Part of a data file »
※ ※ ※
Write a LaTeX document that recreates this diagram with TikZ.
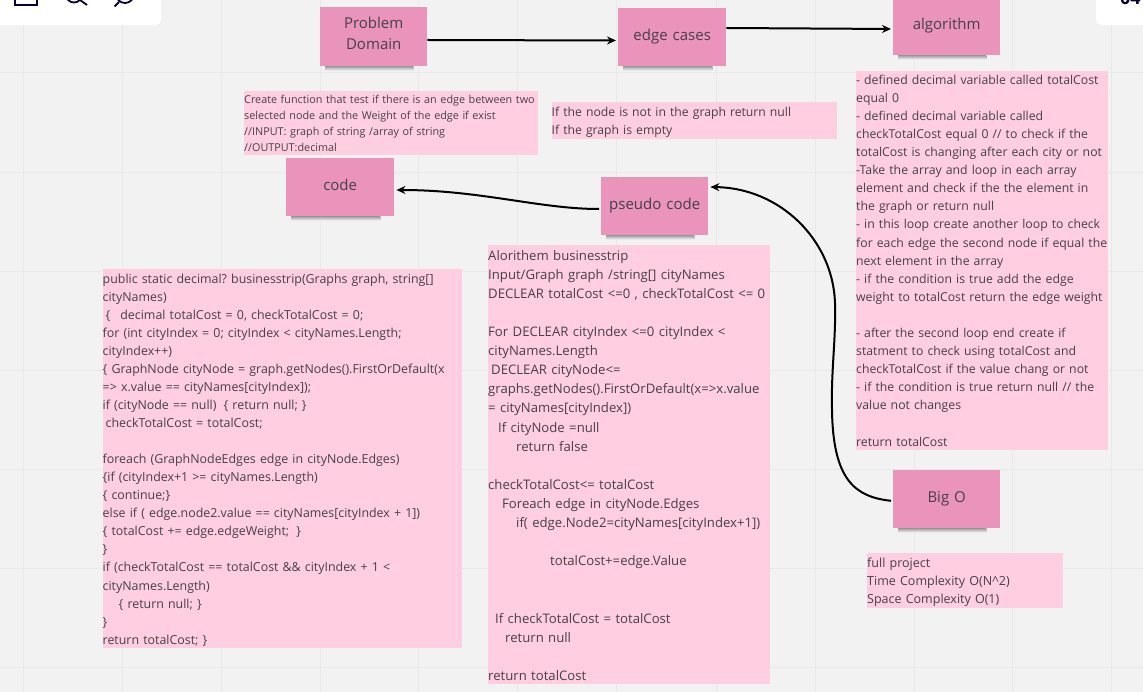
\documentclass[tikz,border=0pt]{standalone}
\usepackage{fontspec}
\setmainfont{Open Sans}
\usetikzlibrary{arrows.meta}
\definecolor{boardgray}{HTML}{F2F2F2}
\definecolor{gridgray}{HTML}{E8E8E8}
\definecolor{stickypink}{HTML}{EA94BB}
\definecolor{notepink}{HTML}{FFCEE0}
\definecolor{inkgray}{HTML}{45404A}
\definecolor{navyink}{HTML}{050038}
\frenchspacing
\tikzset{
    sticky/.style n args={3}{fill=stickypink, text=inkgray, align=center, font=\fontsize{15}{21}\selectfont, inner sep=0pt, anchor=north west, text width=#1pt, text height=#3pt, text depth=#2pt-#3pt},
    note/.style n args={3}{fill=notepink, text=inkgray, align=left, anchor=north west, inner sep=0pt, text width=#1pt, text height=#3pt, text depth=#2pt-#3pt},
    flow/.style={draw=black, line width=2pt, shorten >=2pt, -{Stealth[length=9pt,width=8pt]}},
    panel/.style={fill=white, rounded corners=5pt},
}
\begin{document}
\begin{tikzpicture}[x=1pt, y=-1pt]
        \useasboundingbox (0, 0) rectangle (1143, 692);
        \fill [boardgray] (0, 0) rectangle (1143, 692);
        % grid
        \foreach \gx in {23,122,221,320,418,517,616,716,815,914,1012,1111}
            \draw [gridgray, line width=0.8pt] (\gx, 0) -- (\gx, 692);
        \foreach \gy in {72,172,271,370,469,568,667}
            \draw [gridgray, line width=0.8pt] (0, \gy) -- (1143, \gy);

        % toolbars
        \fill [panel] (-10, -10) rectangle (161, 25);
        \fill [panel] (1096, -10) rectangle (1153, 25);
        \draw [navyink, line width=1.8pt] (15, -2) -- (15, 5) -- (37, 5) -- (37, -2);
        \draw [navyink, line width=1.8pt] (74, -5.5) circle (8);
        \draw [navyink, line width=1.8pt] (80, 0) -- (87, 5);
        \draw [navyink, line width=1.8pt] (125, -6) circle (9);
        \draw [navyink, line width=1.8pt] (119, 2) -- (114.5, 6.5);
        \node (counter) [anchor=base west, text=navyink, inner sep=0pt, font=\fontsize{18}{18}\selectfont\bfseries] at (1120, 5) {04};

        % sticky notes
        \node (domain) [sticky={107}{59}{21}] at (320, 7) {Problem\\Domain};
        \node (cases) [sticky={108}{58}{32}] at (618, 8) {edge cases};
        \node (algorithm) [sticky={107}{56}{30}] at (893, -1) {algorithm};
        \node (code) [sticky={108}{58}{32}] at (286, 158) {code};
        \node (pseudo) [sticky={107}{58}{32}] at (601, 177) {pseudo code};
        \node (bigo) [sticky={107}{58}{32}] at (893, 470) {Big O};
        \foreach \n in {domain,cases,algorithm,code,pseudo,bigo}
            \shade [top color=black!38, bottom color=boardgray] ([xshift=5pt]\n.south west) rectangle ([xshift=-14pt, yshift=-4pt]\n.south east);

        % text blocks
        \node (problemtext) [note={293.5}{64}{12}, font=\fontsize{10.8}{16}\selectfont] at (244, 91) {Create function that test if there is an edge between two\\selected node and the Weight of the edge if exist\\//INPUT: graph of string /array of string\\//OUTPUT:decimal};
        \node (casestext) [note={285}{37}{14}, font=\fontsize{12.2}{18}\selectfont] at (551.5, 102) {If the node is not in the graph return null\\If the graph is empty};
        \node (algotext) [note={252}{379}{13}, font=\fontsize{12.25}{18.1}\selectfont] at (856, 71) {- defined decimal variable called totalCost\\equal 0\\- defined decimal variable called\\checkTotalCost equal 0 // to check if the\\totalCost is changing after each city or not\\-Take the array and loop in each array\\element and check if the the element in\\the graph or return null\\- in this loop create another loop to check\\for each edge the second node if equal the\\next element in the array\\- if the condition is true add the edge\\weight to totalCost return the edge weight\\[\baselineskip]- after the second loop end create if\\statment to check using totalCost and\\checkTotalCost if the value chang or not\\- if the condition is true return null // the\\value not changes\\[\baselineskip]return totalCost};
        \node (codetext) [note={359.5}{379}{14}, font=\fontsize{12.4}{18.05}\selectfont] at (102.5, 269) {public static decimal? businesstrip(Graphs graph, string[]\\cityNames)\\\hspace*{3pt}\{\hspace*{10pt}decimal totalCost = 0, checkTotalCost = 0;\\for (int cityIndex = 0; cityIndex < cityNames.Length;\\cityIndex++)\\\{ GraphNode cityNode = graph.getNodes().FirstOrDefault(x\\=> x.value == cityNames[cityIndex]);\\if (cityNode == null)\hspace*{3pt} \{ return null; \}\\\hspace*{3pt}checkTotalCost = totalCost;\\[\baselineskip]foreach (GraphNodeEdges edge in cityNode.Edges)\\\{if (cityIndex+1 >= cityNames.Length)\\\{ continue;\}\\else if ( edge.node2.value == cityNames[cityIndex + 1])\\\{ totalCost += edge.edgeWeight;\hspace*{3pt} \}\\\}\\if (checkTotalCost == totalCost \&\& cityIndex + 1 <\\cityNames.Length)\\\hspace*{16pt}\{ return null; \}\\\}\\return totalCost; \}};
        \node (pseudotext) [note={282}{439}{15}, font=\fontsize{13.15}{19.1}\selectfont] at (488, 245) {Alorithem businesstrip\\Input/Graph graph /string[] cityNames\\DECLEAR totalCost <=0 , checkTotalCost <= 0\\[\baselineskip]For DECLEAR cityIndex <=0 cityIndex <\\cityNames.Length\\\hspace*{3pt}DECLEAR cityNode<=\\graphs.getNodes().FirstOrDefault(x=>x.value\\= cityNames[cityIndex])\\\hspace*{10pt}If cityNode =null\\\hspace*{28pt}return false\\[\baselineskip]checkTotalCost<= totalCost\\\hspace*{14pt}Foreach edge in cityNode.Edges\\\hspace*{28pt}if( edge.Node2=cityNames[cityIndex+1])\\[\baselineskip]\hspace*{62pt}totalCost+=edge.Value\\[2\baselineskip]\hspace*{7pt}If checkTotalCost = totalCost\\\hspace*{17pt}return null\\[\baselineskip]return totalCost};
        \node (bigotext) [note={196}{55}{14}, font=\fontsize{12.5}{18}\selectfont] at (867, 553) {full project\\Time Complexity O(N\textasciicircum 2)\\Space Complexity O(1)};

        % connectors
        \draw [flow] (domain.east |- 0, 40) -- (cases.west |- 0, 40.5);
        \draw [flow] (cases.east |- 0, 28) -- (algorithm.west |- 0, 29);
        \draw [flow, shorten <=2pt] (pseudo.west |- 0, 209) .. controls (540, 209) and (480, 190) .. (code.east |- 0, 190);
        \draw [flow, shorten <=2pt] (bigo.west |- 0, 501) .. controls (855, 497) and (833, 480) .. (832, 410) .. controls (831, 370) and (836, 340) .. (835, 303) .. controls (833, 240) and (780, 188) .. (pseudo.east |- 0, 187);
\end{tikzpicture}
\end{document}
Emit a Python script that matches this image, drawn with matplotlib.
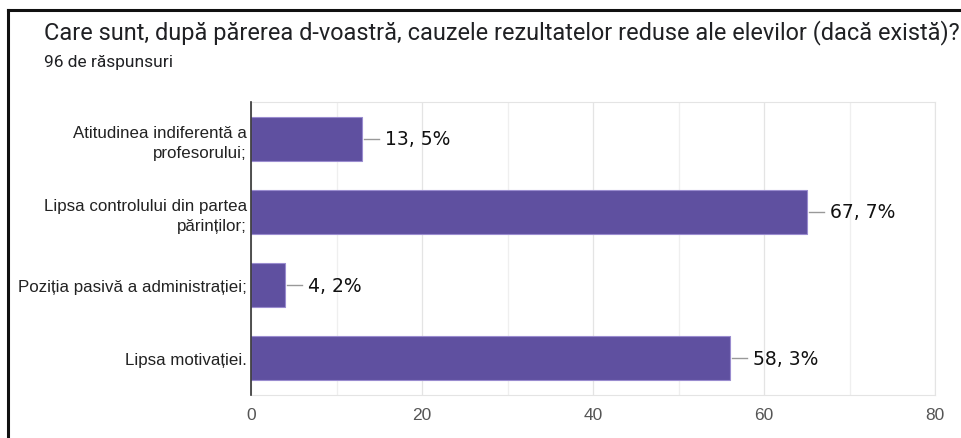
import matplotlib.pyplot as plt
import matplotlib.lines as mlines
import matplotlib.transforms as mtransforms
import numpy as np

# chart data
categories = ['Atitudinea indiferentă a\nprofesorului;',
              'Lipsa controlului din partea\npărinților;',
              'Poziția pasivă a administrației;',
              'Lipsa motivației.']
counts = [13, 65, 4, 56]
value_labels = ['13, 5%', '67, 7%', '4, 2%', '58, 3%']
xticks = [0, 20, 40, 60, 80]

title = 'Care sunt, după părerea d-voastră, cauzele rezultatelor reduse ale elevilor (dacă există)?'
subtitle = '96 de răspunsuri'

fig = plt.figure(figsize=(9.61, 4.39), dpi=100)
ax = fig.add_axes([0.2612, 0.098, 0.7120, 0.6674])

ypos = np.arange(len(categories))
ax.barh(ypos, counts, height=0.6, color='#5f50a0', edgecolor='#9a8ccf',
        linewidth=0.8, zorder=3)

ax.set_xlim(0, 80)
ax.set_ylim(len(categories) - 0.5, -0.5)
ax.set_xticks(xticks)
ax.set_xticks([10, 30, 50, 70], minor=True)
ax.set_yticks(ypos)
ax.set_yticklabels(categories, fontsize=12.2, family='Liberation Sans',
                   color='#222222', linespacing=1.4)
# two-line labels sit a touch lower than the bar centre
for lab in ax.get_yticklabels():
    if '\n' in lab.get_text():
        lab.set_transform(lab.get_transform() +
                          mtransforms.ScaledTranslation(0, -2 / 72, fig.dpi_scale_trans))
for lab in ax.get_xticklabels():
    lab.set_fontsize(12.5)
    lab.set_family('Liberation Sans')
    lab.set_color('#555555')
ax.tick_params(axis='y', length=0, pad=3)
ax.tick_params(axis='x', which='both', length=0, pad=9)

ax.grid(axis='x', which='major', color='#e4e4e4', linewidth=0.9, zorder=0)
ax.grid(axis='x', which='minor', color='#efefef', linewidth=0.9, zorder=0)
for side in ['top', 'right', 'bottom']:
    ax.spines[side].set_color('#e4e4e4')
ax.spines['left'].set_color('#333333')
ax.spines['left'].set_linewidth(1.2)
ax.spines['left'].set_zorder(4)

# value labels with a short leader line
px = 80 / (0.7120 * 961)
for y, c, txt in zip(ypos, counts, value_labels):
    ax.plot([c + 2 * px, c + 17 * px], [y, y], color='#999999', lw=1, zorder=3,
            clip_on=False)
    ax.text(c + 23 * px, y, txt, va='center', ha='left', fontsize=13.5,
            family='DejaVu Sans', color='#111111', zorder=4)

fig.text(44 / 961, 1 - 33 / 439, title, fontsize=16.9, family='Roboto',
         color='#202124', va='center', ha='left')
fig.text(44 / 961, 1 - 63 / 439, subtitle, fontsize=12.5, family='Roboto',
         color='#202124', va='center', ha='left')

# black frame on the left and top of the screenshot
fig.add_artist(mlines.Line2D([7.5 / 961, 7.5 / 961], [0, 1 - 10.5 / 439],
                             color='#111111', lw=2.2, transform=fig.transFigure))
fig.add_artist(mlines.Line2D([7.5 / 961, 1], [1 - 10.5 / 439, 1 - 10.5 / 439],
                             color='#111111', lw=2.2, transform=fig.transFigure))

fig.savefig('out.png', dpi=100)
※ ※ ※
TASK DIRECTIONS » Say the number of lines in the records above that include the string "matplotlib", and no more.

WRITTEN SOLUTION » 4